EXERCISE DETAILS:
Only the lines from the one containing "Reproduce this chart with Apache ECharts." through the one containing "const chart = echarts.init(document.getElementById('chart'));" belong in the answer; copy them exactly and leave out pictures.
──────── RECORD LIST ────────
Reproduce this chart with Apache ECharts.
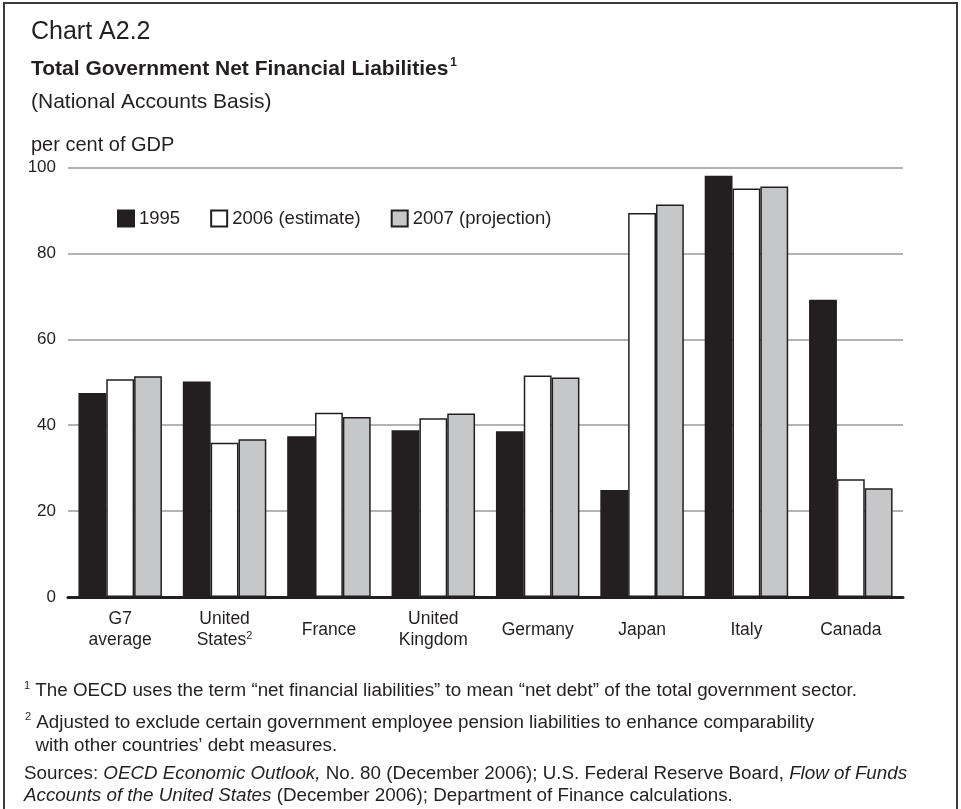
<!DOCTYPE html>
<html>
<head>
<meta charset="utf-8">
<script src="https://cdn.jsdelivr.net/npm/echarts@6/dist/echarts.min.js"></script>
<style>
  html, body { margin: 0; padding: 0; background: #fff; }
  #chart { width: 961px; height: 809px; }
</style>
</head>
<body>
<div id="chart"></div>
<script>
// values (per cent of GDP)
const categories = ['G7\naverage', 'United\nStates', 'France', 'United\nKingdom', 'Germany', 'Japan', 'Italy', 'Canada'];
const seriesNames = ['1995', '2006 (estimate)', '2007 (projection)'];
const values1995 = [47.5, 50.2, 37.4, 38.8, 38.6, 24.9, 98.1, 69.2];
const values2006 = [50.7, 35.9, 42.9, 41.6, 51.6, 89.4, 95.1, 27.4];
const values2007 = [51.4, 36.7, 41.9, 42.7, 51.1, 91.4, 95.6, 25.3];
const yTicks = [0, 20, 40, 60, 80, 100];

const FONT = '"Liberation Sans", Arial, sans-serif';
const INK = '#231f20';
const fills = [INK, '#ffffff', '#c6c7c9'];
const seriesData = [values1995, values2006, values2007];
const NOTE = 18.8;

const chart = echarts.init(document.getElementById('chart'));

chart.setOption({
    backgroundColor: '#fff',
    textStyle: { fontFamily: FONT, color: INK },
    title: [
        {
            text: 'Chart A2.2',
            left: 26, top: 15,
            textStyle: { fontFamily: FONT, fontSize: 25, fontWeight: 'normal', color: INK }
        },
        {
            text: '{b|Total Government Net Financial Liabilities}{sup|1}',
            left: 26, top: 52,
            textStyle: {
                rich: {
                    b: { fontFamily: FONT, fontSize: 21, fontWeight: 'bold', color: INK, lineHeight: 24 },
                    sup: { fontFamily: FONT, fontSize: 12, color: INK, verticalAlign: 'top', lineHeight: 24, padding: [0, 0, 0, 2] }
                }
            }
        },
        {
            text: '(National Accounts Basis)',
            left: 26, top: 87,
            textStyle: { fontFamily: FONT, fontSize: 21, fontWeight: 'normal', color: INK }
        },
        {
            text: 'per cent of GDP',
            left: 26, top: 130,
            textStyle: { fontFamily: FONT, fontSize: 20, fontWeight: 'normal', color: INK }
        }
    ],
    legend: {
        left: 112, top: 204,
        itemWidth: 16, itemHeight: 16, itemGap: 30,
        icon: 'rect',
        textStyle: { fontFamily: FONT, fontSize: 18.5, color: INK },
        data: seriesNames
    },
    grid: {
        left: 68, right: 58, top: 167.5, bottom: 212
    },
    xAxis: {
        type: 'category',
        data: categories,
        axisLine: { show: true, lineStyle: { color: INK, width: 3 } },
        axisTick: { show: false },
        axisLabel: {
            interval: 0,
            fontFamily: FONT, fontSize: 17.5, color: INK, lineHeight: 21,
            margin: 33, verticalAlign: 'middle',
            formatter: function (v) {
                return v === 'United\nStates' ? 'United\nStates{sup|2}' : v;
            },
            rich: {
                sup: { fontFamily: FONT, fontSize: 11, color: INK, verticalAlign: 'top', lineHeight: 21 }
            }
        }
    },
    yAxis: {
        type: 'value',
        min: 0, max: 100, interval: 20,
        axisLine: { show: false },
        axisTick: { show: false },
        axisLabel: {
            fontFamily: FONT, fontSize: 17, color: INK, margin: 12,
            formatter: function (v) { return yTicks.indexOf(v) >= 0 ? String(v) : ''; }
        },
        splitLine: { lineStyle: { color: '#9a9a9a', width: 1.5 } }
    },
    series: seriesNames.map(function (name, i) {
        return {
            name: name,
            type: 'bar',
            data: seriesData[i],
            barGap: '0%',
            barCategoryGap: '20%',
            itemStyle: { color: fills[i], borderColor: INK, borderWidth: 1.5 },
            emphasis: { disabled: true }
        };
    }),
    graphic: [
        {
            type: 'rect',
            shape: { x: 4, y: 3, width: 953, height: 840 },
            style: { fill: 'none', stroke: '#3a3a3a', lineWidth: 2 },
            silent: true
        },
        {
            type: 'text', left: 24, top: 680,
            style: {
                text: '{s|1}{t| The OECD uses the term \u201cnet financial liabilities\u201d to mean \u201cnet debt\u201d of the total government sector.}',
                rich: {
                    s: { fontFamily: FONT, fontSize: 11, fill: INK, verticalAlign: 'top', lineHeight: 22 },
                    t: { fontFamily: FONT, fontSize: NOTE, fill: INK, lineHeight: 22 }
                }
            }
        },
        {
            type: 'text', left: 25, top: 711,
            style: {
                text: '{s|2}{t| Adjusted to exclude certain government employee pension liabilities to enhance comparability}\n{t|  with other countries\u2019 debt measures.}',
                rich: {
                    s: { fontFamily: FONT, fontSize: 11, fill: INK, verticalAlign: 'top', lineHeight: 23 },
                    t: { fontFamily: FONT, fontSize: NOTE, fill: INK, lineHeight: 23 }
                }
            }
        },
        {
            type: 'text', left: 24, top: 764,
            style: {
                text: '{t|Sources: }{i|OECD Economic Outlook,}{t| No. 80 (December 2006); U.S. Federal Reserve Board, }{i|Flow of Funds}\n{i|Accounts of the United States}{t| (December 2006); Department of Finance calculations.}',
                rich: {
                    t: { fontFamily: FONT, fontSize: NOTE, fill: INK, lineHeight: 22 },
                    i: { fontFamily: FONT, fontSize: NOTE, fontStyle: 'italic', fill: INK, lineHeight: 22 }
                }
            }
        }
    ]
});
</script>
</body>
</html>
────────
──────── RECORD LIST ────────
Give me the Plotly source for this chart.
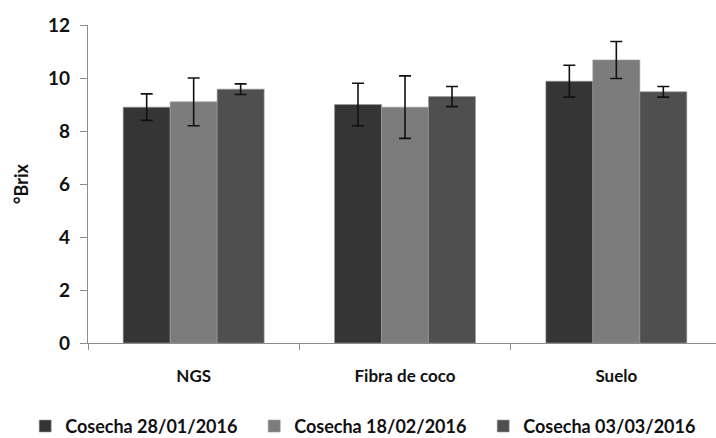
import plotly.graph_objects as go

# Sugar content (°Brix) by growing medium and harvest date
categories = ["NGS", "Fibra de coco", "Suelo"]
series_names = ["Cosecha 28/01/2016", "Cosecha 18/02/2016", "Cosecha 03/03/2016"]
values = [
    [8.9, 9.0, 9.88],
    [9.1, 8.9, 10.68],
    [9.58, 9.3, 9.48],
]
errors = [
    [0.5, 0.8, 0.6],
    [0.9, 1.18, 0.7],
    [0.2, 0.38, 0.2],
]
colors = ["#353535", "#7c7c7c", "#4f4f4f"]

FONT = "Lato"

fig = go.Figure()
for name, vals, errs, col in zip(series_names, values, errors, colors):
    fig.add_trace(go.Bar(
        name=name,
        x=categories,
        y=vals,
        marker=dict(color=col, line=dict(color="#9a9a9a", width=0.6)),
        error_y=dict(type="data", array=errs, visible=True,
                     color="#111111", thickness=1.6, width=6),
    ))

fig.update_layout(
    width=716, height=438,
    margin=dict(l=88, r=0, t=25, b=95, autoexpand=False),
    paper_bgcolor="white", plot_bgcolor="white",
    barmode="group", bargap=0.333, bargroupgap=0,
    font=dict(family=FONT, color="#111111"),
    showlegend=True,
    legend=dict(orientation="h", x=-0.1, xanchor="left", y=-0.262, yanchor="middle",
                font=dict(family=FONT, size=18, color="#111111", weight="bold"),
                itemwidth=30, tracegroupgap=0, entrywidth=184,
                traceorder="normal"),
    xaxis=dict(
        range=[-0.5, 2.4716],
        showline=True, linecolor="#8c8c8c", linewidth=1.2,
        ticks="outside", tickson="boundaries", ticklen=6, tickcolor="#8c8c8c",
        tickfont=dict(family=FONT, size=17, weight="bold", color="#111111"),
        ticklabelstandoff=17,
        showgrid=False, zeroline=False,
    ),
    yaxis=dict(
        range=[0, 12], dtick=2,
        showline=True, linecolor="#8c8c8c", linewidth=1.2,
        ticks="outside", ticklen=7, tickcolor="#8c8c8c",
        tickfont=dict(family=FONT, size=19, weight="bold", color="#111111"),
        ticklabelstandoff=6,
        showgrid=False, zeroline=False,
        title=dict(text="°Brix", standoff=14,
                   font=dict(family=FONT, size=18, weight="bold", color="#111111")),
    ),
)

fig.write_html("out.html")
────────
THE OUTPUT:
Reproduce this chart with Apache ECharts.
<!DOCTYPE html>
<html>
<head>
<meta charset="utf-8">
<script src="https://cdn.jsdelivr.net/npm/echarts@6/dist/echarts.min.js"></script>
<style>
  html, body { margin: 0; padding: 0; background: #fff; }
  #chart { width: 961px; height: 809px; }
</style>
</head>
<body>
<div id="chart"></div>
<script>
// values (per cent of GDP)
const categories = ['G7\naverage', 'United\nStates', 'France', 'United\nKingdom', 'Germany', 'Japan', 'Italy', 'Canada'];
const seriesNames = ['1995', '2006 (estimate)', '2007 (projection)'];
const values1995 = [47.5, 50.2, 37.4, 38.8, 38.6, 24.9, 98.1, 69.2];
const values2006 = [50.7, 35.9, 42.9, 41.6, 51.6, 89.4, 95.1, 27.4];
const values2007 = [51.4, 36.7, 41.9, 42.7, 51.1, 91.4, 95.6, 25.3];
const yTicks = [0, 20, 40, 60, 80, 100];

const FONT = '"Liberation Sans", Arial, sans-serif';
const INK = '#231f20';
const fills = [INK, '#ffffff', '#c6c7c9'];
const seriesData = [values1995, values2006, values2007];
const NOTE = 18.8;

const chart = echarts.init(document.getElementById('chart'));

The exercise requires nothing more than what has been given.